## GIVEN DATA
━━━━━━━━━━

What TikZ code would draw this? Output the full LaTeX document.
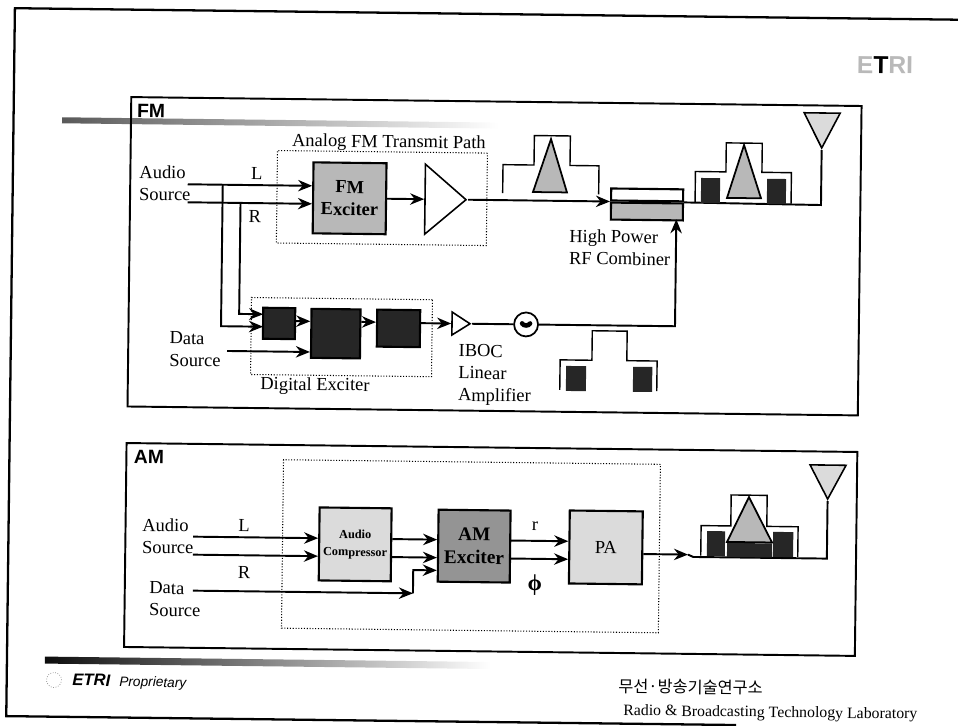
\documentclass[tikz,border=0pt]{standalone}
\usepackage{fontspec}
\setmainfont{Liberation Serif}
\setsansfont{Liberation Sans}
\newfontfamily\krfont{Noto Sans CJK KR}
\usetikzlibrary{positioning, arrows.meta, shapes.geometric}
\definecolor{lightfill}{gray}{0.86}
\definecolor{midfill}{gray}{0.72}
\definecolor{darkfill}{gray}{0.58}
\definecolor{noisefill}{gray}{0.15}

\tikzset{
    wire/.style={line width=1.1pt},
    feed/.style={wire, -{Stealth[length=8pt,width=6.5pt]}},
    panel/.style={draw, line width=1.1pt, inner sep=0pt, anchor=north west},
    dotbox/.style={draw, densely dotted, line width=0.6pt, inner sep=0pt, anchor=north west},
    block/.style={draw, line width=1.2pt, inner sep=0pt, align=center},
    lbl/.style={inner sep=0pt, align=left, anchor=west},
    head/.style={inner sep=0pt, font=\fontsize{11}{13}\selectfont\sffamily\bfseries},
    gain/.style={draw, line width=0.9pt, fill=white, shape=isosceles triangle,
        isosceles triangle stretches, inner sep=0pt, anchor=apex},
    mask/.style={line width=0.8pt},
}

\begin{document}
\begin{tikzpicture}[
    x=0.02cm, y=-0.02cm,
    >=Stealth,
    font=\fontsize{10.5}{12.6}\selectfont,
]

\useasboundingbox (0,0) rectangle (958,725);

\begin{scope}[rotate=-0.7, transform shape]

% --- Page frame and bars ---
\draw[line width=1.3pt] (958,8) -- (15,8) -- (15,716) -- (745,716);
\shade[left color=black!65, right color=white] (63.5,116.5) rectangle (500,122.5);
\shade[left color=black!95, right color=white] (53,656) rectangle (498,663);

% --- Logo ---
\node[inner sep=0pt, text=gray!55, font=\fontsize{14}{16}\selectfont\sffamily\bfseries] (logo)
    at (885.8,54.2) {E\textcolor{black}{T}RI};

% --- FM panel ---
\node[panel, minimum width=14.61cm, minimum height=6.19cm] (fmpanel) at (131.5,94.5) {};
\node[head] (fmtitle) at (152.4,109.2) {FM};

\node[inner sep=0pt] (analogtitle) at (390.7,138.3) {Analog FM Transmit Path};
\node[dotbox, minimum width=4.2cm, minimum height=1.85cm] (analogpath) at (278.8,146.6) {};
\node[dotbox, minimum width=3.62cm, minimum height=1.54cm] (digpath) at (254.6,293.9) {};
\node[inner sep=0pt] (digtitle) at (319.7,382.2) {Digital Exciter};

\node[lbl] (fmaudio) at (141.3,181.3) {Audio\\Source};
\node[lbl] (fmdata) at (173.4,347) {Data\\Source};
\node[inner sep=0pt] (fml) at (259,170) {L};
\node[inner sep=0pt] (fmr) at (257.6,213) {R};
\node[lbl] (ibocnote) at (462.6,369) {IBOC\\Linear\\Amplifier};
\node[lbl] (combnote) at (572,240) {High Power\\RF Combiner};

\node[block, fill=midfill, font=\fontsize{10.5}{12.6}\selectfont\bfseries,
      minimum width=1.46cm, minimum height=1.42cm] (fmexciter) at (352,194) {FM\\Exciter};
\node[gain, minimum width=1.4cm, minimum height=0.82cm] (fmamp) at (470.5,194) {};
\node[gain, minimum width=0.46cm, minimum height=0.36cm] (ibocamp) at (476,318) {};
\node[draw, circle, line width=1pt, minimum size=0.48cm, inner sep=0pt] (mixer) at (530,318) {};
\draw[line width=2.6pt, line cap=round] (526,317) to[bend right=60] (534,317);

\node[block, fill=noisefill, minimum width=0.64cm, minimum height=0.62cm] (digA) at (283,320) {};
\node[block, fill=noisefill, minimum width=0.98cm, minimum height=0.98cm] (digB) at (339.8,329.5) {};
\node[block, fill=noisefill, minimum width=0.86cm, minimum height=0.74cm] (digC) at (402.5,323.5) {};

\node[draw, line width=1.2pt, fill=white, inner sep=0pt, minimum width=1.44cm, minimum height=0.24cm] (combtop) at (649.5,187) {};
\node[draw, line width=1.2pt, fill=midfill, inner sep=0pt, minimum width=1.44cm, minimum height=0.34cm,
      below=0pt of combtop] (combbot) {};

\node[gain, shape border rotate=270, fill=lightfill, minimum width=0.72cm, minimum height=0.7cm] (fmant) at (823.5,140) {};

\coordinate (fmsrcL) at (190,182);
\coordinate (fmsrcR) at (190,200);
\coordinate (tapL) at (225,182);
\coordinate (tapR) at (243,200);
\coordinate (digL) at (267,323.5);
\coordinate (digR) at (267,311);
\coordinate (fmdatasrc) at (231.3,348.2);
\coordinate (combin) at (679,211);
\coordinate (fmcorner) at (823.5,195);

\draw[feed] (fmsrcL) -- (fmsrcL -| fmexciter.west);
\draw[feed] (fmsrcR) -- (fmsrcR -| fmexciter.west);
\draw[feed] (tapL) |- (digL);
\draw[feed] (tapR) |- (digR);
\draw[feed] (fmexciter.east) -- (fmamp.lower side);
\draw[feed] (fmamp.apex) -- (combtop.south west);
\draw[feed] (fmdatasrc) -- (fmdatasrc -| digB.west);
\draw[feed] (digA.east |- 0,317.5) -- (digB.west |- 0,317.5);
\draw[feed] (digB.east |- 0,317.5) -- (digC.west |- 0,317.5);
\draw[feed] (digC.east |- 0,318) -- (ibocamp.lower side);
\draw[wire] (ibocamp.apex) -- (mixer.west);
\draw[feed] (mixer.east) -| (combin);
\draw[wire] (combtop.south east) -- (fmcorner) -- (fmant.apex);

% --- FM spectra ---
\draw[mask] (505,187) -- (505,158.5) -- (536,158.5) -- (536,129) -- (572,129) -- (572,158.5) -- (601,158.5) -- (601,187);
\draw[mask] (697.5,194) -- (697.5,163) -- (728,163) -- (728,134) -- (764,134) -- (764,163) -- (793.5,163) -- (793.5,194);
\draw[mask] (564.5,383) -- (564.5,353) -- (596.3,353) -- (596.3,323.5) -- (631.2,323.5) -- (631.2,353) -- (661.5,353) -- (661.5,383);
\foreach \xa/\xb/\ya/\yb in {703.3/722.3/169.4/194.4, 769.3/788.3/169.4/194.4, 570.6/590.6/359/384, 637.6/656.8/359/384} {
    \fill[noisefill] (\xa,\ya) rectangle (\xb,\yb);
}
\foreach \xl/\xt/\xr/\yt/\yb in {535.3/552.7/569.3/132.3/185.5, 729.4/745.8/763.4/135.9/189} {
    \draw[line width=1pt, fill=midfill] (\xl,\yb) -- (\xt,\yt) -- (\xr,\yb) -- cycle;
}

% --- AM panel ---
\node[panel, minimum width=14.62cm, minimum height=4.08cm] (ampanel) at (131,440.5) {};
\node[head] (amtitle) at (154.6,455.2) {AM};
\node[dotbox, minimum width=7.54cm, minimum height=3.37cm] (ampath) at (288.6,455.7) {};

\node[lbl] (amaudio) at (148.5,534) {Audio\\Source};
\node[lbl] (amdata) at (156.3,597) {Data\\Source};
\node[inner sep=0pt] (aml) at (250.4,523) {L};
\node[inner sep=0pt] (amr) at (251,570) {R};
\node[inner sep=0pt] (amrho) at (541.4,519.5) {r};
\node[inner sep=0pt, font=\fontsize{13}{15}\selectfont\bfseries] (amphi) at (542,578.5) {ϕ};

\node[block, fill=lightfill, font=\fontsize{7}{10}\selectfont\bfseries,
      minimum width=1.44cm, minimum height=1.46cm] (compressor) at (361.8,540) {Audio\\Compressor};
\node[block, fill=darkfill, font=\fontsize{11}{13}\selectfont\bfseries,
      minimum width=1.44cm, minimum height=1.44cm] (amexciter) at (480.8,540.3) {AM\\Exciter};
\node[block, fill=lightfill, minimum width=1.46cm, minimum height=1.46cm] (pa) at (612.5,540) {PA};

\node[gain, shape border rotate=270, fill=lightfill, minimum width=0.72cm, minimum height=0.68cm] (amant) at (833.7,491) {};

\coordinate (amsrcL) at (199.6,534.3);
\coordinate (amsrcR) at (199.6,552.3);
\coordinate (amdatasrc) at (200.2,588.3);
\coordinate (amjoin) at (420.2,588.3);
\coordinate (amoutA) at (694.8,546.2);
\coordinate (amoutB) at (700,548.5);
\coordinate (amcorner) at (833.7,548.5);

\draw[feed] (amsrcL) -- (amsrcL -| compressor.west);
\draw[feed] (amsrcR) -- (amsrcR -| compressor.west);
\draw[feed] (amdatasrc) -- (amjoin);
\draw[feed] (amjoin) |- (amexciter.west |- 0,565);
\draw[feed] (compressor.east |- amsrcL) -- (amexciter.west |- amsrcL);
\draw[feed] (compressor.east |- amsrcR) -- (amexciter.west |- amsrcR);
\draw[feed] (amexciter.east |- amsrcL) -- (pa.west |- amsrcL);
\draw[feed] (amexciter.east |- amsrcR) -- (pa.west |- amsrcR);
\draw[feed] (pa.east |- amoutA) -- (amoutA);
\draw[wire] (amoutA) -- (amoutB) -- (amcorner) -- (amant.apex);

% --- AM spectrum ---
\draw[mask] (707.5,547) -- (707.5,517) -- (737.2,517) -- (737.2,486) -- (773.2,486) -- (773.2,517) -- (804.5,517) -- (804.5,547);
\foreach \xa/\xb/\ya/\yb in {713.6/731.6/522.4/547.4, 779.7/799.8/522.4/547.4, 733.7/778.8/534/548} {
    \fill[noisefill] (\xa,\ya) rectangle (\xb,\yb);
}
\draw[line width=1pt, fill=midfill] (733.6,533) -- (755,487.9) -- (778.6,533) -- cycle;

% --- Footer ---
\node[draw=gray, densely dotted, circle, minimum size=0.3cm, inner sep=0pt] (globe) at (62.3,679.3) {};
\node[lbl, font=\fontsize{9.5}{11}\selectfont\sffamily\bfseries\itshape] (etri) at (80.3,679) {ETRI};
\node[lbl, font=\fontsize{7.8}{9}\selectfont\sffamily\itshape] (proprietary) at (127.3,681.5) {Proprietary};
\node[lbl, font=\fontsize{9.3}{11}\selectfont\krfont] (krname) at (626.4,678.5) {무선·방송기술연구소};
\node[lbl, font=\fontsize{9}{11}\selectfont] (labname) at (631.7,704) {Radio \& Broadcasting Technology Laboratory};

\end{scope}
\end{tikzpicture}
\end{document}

━━━━━━━━━━

Restate exactly, please, only the lines between the start of the data and the line containing "sep=0pt] (digtitle) at", both ends included, skipping the pictures.

What TikZ code would draw this? Output the full LaTeX document.
\documentclass[tikz,border=0pt]{standalone}
\usepackage{fontspec}
\setmainfont{Liberation Serif}
\setsansfont{Liberation Sans}
\newfontfamily\krfont{Noto Sans CJK KR}
\usetikzlibrary{positioning, arrows.meta, shapes.geometric}
\definecolor{lightfill}{gray}{0.86}
\definecolor{midfill}{gray}{0.72}
\definecolor{darkfill}{gray}{0.58}
\definecolor{noisefill}{gray}{0.15}

\tikzset{
    wire/.style={line width=1.1pt},
    feed/.style={wire, -{Stealth[length=8pt,width=6.5pt]}},
    panel/.style={draw, line width=1.1pt, inner sep=0pt, anchor=north west},
    dotbox/.style={draw, densely dotted, line width=0.6pt, inner sep=0pt, anchor=north west},
    block/.style={draw, line width=1.2pt, inner sep=0pt, align=center},
    lbl/.style={inner sep=0pt, align=left, anchor=west},
    head/.style={inner sep=0pt, font=\fontsize{11}{13}\selectfont\sffamily\bfseries},
    gain/.style={draw, line width=0.9pt, fill=white, shape=isosceles triangle,
        isosceles triangle stretches, inner sep=0pt, anchor=apex},
    mask/.style={line width=0.8pt},
}

\begin{document}
\begin{tikzpicture}[
    x=0.02cm, y=-0.02cm,
    >=Stealth,
    font=\fontsize{10.5}{12.6}\selectfont,
]

\useasboundingbox (0,0) rectangle (958,725);

\begin{scope}[rotate=-0.7, transform shape]

% --- Page frame and bars ---
\draw[line width=1.3pt] (958,8) -- (15,8) -- (15,716) -- (745,716);
\shade[left color=black!65, right color=white] (63.5,116.5) rectangle (500,122.5);
\shade[left color=black!95, right color=white] (53,656) rectangle (498,663);

% --- Logo ---
\node[inner sep=0pt, text=gray!55, font=\fontsize{14}{16}\selectfont\sffamily\bfseries] (logo)
    at (885.8,54.2) {E\textcolor{black}{T}RI};

% --- FM panel ---
\node[panel, minimum width=14.61cm, minimum height=6.19cm] (fmpanel) at (131.5,94.5) {};
\node[head] (fmtitle) at (152.4,109.2) {FM};

\node[inner sep=0pt] (analogtitle) at (390.7,138.3) {Analog FM Transmit Path};
\node[dotbox, minimum width=4.2cm, minimum height=1.85cm] (analogpath) at (278.8,146.6) {};
\node[dotbox, minimum width=3.62cm, minimum height=1.54cm] (digpath) at (254.6,293.9) {};
\node[inner sep=0pt] (digtitle) at (319.7,382.2) {Digital Exciter};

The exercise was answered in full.